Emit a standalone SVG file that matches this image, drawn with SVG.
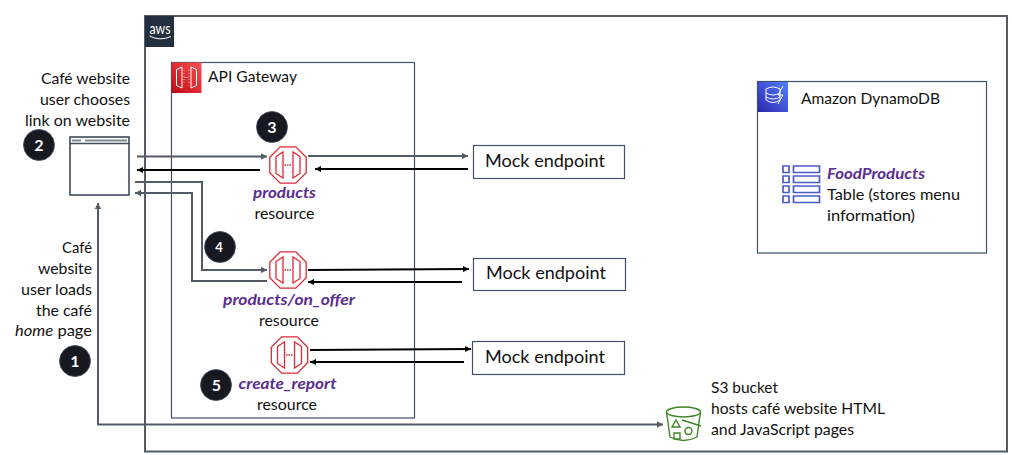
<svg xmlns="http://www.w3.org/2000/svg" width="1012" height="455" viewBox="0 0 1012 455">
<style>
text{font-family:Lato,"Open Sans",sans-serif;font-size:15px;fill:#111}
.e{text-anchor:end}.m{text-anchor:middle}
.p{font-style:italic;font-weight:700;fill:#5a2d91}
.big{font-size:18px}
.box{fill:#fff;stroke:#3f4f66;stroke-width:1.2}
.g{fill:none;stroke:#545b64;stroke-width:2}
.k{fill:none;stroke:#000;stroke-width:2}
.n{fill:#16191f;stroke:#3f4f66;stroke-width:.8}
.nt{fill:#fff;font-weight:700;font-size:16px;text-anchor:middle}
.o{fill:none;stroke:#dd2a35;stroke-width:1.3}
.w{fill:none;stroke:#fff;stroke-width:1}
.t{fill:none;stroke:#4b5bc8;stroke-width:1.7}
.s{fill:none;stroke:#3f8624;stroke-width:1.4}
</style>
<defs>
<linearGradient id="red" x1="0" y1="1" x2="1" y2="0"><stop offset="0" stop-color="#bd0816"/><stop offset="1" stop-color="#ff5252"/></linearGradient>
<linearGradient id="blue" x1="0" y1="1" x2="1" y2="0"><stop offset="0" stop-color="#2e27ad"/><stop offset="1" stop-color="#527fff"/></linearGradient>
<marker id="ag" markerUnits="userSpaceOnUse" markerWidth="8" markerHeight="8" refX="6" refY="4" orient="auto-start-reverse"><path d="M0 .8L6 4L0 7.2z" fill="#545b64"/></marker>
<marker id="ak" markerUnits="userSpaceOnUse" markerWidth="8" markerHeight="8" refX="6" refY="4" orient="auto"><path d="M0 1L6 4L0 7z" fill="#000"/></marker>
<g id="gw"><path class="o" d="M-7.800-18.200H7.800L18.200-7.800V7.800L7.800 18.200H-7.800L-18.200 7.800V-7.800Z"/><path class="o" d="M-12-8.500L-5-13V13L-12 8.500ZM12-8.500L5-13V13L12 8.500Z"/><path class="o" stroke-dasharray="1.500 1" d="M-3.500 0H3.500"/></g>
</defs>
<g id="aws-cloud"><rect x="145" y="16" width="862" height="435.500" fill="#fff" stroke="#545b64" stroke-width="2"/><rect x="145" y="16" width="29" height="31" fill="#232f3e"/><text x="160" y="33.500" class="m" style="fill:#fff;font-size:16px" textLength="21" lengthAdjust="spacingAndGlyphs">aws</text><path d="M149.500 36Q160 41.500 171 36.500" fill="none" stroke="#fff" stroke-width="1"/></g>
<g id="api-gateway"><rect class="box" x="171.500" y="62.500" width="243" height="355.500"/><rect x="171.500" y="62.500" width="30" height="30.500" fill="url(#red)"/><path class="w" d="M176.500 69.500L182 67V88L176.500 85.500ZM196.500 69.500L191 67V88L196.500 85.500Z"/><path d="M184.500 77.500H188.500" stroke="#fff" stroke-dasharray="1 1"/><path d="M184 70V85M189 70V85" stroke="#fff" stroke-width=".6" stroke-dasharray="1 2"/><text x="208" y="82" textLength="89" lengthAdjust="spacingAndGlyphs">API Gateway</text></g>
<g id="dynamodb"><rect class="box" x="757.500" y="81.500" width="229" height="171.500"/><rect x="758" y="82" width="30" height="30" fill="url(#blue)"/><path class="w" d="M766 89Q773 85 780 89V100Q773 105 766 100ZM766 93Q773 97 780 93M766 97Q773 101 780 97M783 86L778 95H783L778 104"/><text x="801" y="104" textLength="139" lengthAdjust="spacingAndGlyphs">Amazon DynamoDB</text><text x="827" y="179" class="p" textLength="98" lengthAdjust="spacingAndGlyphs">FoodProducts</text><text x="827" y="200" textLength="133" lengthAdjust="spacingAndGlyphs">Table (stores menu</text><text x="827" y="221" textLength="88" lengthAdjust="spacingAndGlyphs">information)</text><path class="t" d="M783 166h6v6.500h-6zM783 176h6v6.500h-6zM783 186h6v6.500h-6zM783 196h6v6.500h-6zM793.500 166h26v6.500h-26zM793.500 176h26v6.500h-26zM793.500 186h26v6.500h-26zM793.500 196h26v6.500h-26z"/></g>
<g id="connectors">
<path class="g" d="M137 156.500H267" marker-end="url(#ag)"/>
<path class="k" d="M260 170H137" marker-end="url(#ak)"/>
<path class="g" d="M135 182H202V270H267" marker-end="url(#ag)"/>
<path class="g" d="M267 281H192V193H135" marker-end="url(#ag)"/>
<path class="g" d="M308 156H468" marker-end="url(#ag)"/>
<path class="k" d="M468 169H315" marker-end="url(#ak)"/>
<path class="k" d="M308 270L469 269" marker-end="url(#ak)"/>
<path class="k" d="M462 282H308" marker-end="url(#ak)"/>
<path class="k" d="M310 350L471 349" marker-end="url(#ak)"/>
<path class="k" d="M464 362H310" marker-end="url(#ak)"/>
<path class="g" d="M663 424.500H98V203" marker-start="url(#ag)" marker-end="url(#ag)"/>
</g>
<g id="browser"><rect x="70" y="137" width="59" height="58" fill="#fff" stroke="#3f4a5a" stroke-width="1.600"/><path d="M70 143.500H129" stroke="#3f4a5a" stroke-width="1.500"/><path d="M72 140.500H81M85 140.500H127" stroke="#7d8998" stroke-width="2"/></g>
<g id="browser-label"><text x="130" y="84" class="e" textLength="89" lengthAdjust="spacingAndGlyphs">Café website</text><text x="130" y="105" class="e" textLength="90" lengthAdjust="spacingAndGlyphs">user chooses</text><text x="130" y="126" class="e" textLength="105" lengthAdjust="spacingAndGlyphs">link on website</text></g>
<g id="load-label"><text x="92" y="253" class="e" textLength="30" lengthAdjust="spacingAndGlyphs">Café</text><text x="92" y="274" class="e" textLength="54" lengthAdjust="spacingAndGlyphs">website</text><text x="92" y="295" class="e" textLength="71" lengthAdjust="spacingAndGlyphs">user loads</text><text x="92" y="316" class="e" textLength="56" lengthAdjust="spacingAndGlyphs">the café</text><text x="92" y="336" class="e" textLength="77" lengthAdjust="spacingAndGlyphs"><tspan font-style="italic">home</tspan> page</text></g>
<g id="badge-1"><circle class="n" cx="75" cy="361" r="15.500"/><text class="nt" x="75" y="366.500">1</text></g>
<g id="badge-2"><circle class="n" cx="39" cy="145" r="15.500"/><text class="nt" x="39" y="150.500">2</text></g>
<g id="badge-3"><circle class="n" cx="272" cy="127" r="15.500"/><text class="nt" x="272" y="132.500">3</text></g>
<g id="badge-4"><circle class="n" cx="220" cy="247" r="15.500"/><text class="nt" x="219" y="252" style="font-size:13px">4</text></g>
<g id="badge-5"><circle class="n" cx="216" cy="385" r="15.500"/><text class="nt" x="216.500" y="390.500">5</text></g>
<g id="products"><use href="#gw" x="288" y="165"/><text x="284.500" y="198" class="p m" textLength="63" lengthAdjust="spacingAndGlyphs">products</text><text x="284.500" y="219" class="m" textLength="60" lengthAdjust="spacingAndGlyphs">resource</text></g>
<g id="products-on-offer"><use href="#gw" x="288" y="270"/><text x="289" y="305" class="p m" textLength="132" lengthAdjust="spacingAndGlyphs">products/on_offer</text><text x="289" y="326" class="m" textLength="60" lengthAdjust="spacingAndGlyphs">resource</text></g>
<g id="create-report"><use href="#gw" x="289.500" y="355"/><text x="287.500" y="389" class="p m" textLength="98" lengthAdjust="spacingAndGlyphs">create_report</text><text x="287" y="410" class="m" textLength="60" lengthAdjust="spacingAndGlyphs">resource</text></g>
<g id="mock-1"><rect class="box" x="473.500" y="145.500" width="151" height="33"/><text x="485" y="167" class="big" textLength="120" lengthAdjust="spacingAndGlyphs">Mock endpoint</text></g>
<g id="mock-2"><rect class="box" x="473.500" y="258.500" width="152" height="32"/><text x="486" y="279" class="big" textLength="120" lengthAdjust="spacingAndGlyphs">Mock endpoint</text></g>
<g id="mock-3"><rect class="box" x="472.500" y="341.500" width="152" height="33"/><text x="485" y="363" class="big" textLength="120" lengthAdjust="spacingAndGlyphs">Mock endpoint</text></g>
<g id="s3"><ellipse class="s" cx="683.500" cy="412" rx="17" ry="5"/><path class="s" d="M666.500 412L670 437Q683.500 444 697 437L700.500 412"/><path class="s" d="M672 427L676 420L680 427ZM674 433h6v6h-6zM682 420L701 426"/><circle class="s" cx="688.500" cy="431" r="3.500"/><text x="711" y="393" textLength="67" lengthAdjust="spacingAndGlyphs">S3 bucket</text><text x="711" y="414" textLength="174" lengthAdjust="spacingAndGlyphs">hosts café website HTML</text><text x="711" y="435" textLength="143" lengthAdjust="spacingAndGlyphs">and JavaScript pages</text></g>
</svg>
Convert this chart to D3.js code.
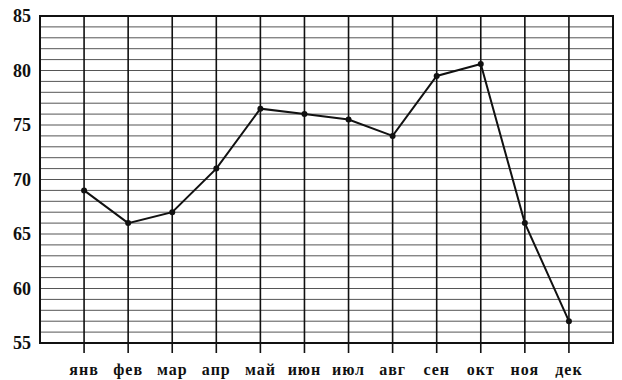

──────

* Stated problem *
Collect each line of the entries that has the word "this", copying it in full.

* Answer to the task *
Emit a standalone SVG file that matches this image, drawn with SVG.
Convert this chart to D3.js code.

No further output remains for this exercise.